U.S. warplanes struck again near the eastern Afghanistan village of Zawar, at the site of a huge complex of caves, tunnels and buildings the Pentagon says was used as an underground hide-out by al-Qaida and Taliban members. After more than a week of strikes, Sunday's bombing appeared to be the heaviest attack since last month's strikes on the al-Qaida cave complex at Tora Bora farther northeast.
A plane carrying the remains of five Marines killed in the plane crash arrived shortly before midnight Sunday at Dover Air Force Base in Delaware after a flight from the U.S. Rhein-Main Air Base in Germany.
The names of the Marines found were not released. Central Command officials said they were expecting the remains of six Marines to be on the flight, but authorities at Dover said there were only five coffins.
The base chaplain, Lt. Col. Jim Barlow, led a short prayer before the flag-draped coffins were taken to the base mortuary. It was not clear when the bodies would be flown to their final destination. All were based at Marine Corps Air Station Miramar in San Diego
In the southern Afghan city of Kandahar, 30 prisoners departed for the U.S. military base at Guantanamo Bay in Cuba, three days after the first group of prisoners was transferred to the high security facility.
Shackled and with white caps covering their faces, they shuffled in the darkness late Sunday, Afghan time, into a C-17 transport plane for the flight to eastern Cuba. Lights at the U.S. base at the Kandahar airport were shut off except for red low-intensity lights and green chemical lighting. Security was tight, with attack dogs and Humvees with 50-caliber machine guns patrolling the area.
The first group of 20 detainees left Thursday and arrived in Guantanamo Bay the following day.
The base at the Kandahar airport is the site of the main detention center for al-Qaida and Taliban prisoners from the war. Officials said 464 were in U.S. custody altogether _ 413 in Afghanistan, the 20 in Cuba, the 30 in transit and American John Walker Lindh on the USS Bataan in the Arabian Sea.

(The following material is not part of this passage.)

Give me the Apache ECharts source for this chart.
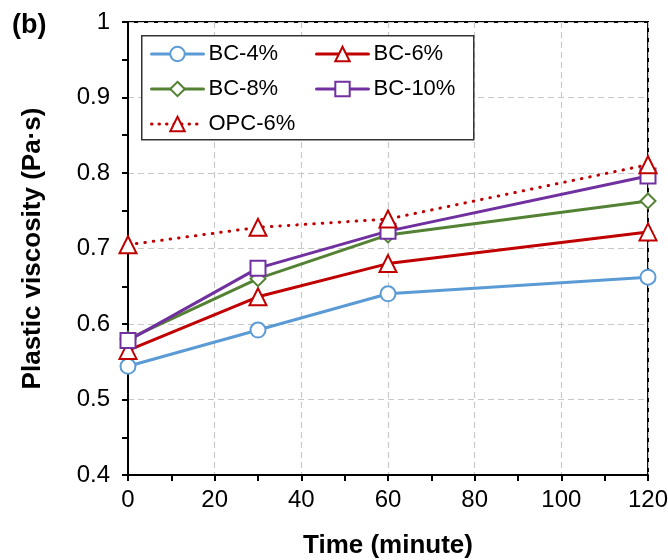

In Wednesday's crash, the seven were killed when their Marine KC-130 fuel tanker slammed into a mountainside and exploded while approaching an air base Americans have been using at Shamsi in southwestern Pakistan. Although U.S. forces in Pakistan have occasionally faced gunfire and other hostile actions, Defense Department officials say they have no evidence hostile fire brought down the plane.
Military officials also have said they have no indication that bad weather caused the crash, which caused an explosion that was seen and heard in a Pakistani town 20 miles (30 kilometers) away.
Also at the Kandahar base, an Army advance team from the 101st Airborne was preparing for the arrival of what officials said would be at least 2,000 more troops.
The Marines established and secured the Kandahar base and will be rotating out with the U.S. Army taking over responsibilities there.